Budget also must come into play when deciding which animal to adopt. Certain breeds of dog, for example, are predisposed to certain health conditions that can make caring for them an expensive proposition. Prospective dog owners on limited budgets should avoid adopting breeds whose care will stretch or exceed their budgets in favor of dogs that are unlikely to do so.
Prospective pet owners must be willing to change their lifestyles when they adopt a new pet. Some pets won't require their owners to make many changes at all, while others can dramatically alter the lifestyles their owners may have grown accustomed to. Prospective pet owners should decide how willing they are to change their lifestyles and let that willingness guide their adoption decision. Those who want to change their lifestyle as little as possible may be best suited to pets that need little attention, while those ready and willing to make more significant changes may be ready to bring a dog into their homes.

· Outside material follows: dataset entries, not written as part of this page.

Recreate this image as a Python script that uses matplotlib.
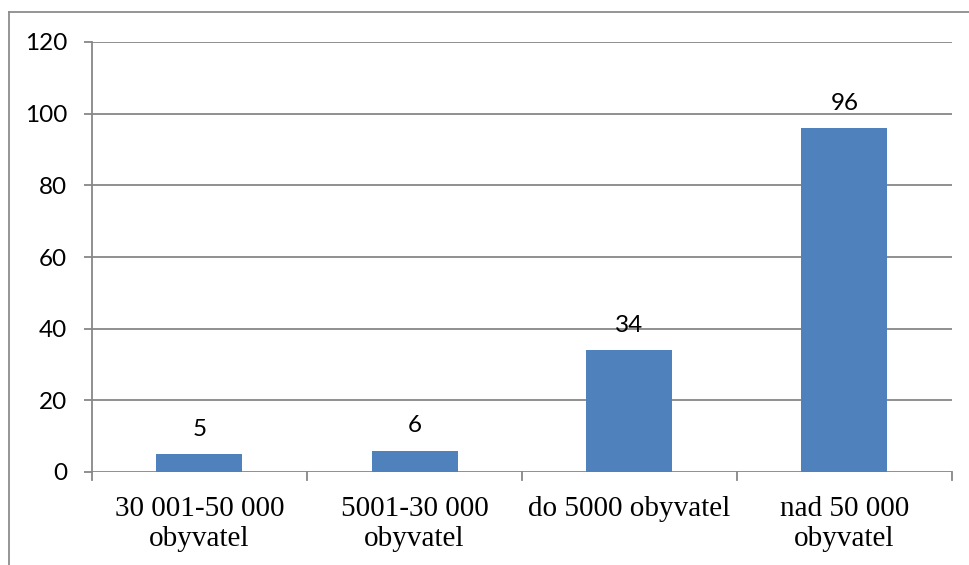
import matplotlib
matplotlib.use("Agg")
import matplotlib.pyplot as plt
from matplotlib.lines import Line2D

categories = ["30 001-50 000\nobyvatel", "5001-30 000\nobyvatel", "do 5000 obyvatel", "nad 50 000\nobyvatel"]
values = [5, 6, 34, 96]
y_ticks = [0, 20, 40, 60, 80, 100, 120]

W, H = 970, 565
fig = plt.figure(figsize=(W / 100, H / 100), dpi=100)
fig.patch.set_facecolor("white")

# outer chart frame (top and left edges)
frame_col = "#8c8c8c"
fig.add_artist(Line2D([9 / W, 9 / W], [0, 1 - 12 / H], transform=fig.transFigure, color=frame_col, lw=1.3))
fig.add_artist(Line2D([9 / W, 1], [1 - 12 / H, 1 - 12 / H], transform=fig.transFigure, color=frame_col, lw=1.3))

ax = fig.add_axes([92 / W, (H - 472) / H, 860 / W, 430 / H])
grid_col = "#878787"

x = list(range(len(values)))
ax.bar(x, values, width=0.4, color="#4F81BD", zorder=3)
ax.set_xlim(-0.5, len(values) - 0.5)
ax.set_ylim(0, 120)

ax.set_yticks(y_ticks)
ax.set_yticklabels([str(t) for t in y_ticks], fontfamily="Lato", fontsize=17.5)
for t in y_ticks:
    ax.axhline(t, color=grid_col, lw=1.3, zorder=1)

ax.set_xticks(x)
ax.set_xticklabels(categories, fontfamily="Liberation Serif", fontsize=21, linespacing=1.22)
ax.tick_params(axis="x", length=0, pad=17)
ax.tick_params(axis="y", length=6, width=1.3, color=grid_col, pad=12)

# category boundary tick marks below the axis
for b in [i - 0.5 for i in range(len(values) + 1)]:
    ax.plot([b, b], [0, -2.2], color=grid_col, lw=1.3, clip_on=False, zorder=2)

for s in ["top", "right", "bottom"]:
    ax.spines[s].set_visible(False)
ax.spines["left"].set_color(grid_col)
ax.spines["left"].set_linewidth(1.3)

for xi, v in zip(x, values):
    ax.text(xi, v + 4.0, str(v), ha="center", va="bottom", fontfamily="Lato", fontsize=17.5)

fig.savefig("out.png", dpi=100)
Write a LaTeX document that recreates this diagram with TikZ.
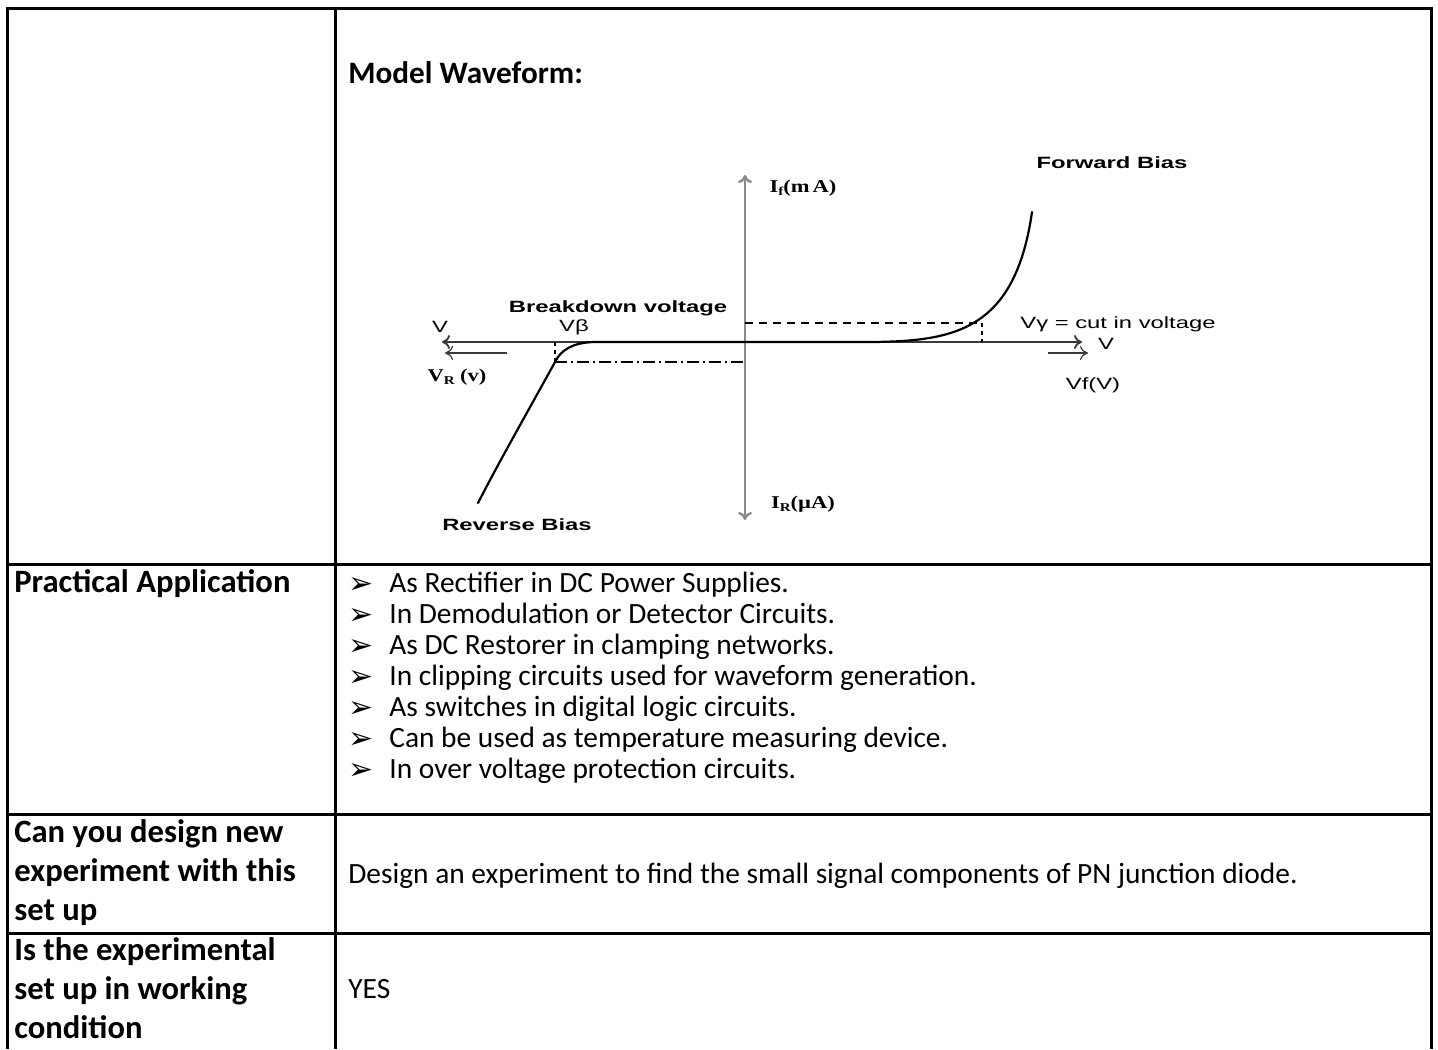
\documentclass[tikz,border=0pt]{standalone}
\usepackage{fontspec}
\usetikzlibrary{arrows.meta, positioning, calc}
\newfontfamily\calx{Carlito}
\newfontfamily\arialx[FakeStretch=1.46]{Liberation Sans}
\newfontfamily\timesx[FakeStretch=1.25]{Liberation Serif}
\newfontfamily\symx{DejaVu Sans}
\definecolor{axisgray}{HTML}{8A8A8A}
\definecolor{inkgray}{HTML}{3A3A3A}

\begin{document}
\begin{tikzpicture}[
  x=0.5pt, y=-0.5pt,
  rule/.style={line width=1.5pt},
  cell/.style={anchor=base west, inner sep=0pt,
    font=\calx\fontsize{14.7}{17}\selectfont},
  head/.style={cell, font=\calx\bfseries\fontsize{16.3}{19}\selectfont},
  lbl/.style={inner sep=0pt, font=\arialx\fontsize{8.15}{10}\selectfont},
  blbl/.style={lbl, font=\arialx\bfseries\fontsize{8.15}{10}\selectfont},
  tlbl/.style={inner sep=0pt, font=\timesx\bfseries\fontsize{9}{11}\selectfont},
  curve/.style={line width=1.1pt, line cap=round},
  guide/.style={line width=0.6pt, dash pattern=on 4pt off 3pt},
  >={To[length=4pt,width=7pt]}
]
  \useasboundingbox (0,0) rectangle (1438,1049);

  % Table frame
  \draw[rule] (7,1049) -- (7,8) -- (1431,8) -- (1431,1049);
  \draw[rule] (335,8) -- (335,1049);
  \foreach \r in {564,814,933} {
    \draw[rule] (7,\r) -- (1431,\r);
  }

  % Waveform cell
  \node[head, font=\calx\bfseries\fontsize{15.6}{18}\selectfont] (model) at (348,83) {Model Waveform:};

  % Axes
  \coordinate (o) at (745,342);
  \coordinate (ytop) at (745,175);
  \coordinate (ybot) at (745,520);
  \coordinate (xleft) at (442,342);
  \coordinate (xright) at (1082,342);
  \draw[->, line width=1.2pt, axisgray] (o) -- (ytop);
  \draw[->, line width=1.2pt, axisgray] (o) -- (ybot);
  \draw[->, line width=0.9pt, inkgray] (o) -- (xleft);
  \draw[->, line width=0.9pt, inkgray] (o) -- (xright);

  \coordinate (vrs) at (507,353);
  \coordinate (vre) at (445,353);
  \coordinate (vfs) at (1048,353);
  \coordinate (vfe) at (1088,353);
  \draw[->, line width=0.6pt, inkgray] (vrs) -- (vre);
  \draw[->, line width=0.6pt, inkgray] (vfs) -- (vfe);

  % Characteristic
  \coordinate (kf) at (982,323);
  \coordinate (kr) at (555,362);
  \draw[curve] (745,342) -- (873,342)
    .. controls (955,341) and (1015,330) .. (1032,212);
  \draw[curve] (745,342) -- (593,342)
    .. controls (572,343) and (561,350) .. (kr)
    .. controls (532,404) and (500,460) .. (478,503);

  % Guides
  \draw[guide] (745,323) -- (kf);
  \draw[guide, dash pattern=on 2pt off 2pt] (kf) -- (982,342);
  \draw[guide, dash pattern=on 2pt off 2pt] (555,342) -- (kr);
  \draw[guide, dash pattern=on 6pt off 2pt on 1pt off 2pt] (kr) -- (745,362);

  % Labels
  \node[blbl] (fwd) at (1112,163) {Forward Bias};
  \node[blbl] (rev) at (517,525) {Reverse Bias};
  \node[blbl] (bdv) at (618,308) {Breakdown voltage};
  \node[lbl] (vbeta) at (574,327) {Vβ};
  \node[lbl] (vleft) at (440,327) {V};
  \node[lbl] (vright) at (1106,344) {V};
  \node[lbl] (vcut) at (1118,324) {Vγ = cut in voltage};
  \node[lbl] (vf) at (1093,385) {Vf(V)};
  \node[tlbl] (iflbl) at (803,188) {I\raisebox{-0.35ex}{\fontsize{6}{6}\selectfont f}(m\,A)};
  \node[tlbl] (irlbl) at (803,504) {I\raisebox{-0.35ex}{\fontsize{6}{6}\selectfont R}(\textmu A)};
  \node[tlbl] (vrlbl) at (457,377) {V\raisebox{-0.35ex}{\fontsize{6}{6}\selectfont R} (v)};

  % Practical application
  \node[head] (practical) at (14,592) {Practical Application};
  \foreach \t [count=\i] in {As Rectifier in DC Power Supplies.,
      In Demodulation or Detector Circuits.,
      As DC Restorer in clamping networks.,
      In clipping circuits used for waveform generation.,
      As switches in digital logic circuits.,
      Can be used as temperature measuring device.,
      In over voltage protection circuits.} {
    \node[cell, font=\symx\fontsize{15}{17}\selectfont] (arr\i) at (348,{593+31*(\i-1)}) {➢};
    \node[cell] (app\i) at (389,{592+31*(\i-1)}) {\t};
  }

  % Design
  \node[head] (design1) at (14,842) {Can you design new};
  \node[head] (design2) at (14,881) {experiment with this};
  \node[head] (design3) at (14,920) {set up};
  \node[cell] (designtxt) at (348,883)
    {Design an experiment to find the small signal components of PN junction diode.};

  % Working condition
  \node[head] (work1) at (14,960) {Is the experimental};
  \node[head] (work2) at (14,999) {set up in working};
  \node[head] (work3) at (14,1038) {condition};
  \node[cell] (yes) at (348,998) {YES};
\end{tikzpicture}
\end{document}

Men and women unsure about the lifestyle changes they will have to make to welcome dogs into their homes may want to consider fostering dogs before they adopt their own. Fostering can give prospective pet owners more accurate ideas of the commitment required to adequately care for a pet as they try to decide if that commitment is one they are capable of making.
Adopting pets is a great way for animal lovers to make positive impacts on the lives of animals in need of homes. But prospective adopters should first make certain decisions about pet ownership to ensure their transitions to pet owners go as smoothly as possible.